* _Stated task_
Starting at the first line of the listing below, retype each line up to and including the one that contains "23.17, 23.33, 23.5, 23.67, 23.83]". Leave pictures out.

[Raw data start]

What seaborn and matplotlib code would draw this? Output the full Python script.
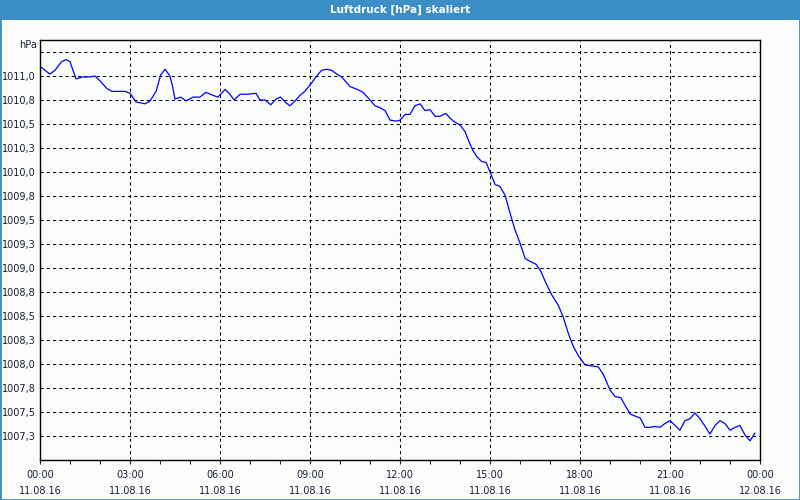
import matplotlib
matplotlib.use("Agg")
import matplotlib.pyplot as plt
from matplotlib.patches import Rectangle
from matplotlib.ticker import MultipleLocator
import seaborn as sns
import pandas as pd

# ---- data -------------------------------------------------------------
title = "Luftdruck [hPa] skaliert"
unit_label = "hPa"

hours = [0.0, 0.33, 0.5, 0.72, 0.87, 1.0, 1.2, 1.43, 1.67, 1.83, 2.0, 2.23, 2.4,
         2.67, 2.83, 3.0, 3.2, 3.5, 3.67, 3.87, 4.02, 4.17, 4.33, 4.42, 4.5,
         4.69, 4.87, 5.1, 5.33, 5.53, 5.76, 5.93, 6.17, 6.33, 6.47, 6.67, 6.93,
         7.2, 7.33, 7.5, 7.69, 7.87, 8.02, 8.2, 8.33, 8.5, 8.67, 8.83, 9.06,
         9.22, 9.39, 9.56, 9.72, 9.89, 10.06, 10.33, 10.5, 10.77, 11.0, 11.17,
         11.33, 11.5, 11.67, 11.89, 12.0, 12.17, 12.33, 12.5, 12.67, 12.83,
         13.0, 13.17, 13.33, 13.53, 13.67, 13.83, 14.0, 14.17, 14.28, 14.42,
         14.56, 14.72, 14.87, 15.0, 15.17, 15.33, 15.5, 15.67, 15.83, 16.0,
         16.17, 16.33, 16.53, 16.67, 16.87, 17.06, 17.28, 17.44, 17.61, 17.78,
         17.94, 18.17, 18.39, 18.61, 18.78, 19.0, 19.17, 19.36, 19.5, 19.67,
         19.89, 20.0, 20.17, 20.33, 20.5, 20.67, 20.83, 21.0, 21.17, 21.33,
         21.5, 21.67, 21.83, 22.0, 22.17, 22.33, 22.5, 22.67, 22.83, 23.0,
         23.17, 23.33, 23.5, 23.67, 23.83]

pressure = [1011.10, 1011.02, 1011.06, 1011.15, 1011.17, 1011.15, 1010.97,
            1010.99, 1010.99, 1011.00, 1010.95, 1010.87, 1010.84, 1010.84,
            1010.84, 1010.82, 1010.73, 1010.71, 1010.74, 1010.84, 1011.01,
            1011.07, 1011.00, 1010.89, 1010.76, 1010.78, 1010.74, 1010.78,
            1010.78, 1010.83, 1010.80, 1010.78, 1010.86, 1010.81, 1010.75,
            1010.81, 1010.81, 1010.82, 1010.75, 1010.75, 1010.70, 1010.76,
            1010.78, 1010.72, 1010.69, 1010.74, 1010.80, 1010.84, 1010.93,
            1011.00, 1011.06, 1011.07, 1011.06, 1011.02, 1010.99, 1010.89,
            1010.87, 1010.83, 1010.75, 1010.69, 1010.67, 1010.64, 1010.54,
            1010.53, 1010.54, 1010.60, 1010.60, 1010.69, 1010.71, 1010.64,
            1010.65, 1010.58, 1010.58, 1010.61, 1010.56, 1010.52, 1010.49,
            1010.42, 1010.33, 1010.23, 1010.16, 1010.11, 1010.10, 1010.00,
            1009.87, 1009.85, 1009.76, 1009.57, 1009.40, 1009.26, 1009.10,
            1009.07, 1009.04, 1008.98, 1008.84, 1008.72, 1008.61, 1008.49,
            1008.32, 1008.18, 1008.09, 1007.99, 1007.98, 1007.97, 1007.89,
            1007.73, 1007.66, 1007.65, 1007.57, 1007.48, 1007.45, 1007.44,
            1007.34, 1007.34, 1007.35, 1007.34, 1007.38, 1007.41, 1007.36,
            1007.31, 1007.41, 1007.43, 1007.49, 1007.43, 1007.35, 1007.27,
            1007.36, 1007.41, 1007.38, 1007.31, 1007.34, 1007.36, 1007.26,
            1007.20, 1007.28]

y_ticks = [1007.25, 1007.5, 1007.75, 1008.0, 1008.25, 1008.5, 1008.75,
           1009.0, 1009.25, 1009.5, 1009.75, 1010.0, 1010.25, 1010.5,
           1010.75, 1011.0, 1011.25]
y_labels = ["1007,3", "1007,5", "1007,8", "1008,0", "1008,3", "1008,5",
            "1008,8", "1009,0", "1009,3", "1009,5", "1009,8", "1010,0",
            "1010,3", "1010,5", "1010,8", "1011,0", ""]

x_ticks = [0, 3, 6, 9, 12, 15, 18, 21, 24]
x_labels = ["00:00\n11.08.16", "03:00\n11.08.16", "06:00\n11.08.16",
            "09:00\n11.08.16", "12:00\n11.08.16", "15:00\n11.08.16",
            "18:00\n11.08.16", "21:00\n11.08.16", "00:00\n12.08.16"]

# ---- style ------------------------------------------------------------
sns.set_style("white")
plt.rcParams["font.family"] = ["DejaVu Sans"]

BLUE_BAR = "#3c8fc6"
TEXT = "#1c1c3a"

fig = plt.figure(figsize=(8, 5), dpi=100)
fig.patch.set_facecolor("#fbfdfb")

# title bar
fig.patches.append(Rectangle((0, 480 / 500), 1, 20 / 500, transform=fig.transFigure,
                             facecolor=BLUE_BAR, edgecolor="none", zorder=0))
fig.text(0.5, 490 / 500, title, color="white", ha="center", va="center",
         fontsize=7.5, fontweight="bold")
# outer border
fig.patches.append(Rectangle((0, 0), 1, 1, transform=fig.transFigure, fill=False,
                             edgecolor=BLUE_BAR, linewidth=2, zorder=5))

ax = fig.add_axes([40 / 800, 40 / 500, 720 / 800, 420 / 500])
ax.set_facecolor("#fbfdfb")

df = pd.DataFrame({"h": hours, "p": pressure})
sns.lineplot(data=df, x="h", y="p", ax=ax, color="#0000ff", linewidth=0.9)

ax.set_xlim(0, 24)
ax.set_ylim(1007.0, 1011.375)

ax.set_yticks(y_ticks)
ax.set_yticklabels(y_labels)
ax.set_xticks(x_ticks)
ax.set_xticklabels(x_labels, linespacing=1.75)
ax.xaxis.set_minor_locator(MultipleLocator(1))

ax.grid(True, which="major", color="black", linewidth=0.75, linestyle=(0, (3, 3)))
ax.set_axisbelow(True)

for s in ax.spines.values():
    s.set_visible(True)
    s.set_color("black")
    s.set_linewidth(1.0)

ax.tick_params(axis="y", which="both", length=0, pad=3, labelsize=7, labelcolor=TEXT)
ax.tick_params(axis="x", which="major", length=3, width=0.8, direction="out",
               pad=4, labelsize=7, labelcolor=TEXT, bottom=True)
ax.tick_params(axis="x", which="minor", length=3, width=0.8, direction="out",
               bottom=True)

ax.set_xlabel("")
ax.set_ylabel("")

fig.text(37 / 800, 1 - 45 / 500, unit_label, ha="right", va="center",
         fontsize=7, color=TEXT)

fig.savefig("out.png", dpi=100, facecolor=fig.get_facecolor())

[Raw data end]

* _Expected output_
What seaborn and matplotlib code would draw this? Output the full Python script.
import matplotlib
matplotlib.use("Agg")
import matplotlib.pyplot as plt
from matplotlib.patches import Rectangle
from matplotlib.ticker import MultipleLocator
import seaborn as sns
import pandas as pd

# ---- data -------------------------------------------------------------
title = "Luftdruck [hPa] skaliert"
unit_label = "hPa"

hours = [0.0, 0.33, 0.5, 0.72, 0.87, 1.0, 1.2, 1.43, 1.67, 1.83, 2.0, 2.23, 2.4,
         2.67, 2.83, 3.0, 3.2, 3.5, 3.67, 3.87, 4.02, 4.17, 4.33, 4.42, 4.5,
         4.69, 4.87, 5.1, 5.33, 5.53, 5.76, 5.93, 6.17, 6.33, 6.47, 6.67, 6.93,
         7.2, 7.33, 7.5, 7.69, 7.87, 8.02, 8.2, 8.33, 8.5, 8.67, 8.83, 9.06,
         9.22, 9.39, 9.56, 9.72, 9.89, 10.06, 10.33, 10.5, 10.77, 11.0, 11.17,
         11.33, 11.5, 11.67, 11.89, 12.0, 12.17, 12.33, 12.5, 12.67, 12.83,
         13.0, 13.17, 13.33, 13.53, 13.67, 13.83, 14.0, 14.17, 14.28, 14.42,
         14.56, 14.72, 14.87, 15.0, 15.17, 15.33, 15.5, 15.67, 15.83, 16.0,
         16.17, 16.33, 16.53, 16.67, 16.87, 17.06, 17.28, 17.44, 17.61, 17.78,
         17.94, 18.17, 18.39, 18.61, 18.78, 19.0, 19.17, 19.36, 19.5, 19.67,
         19.89, 20.0, 20.17, 20.33, 20.5, 20.67, 20.83, 21.0, 21.17, 21.33,
         21.5, 21.67, 21.83, 22.0, 22.17, 22.33, 22.5, 22.67, 22.83, 23.0,
         23.17, 23.33, 23.5, 23.67, 23.83]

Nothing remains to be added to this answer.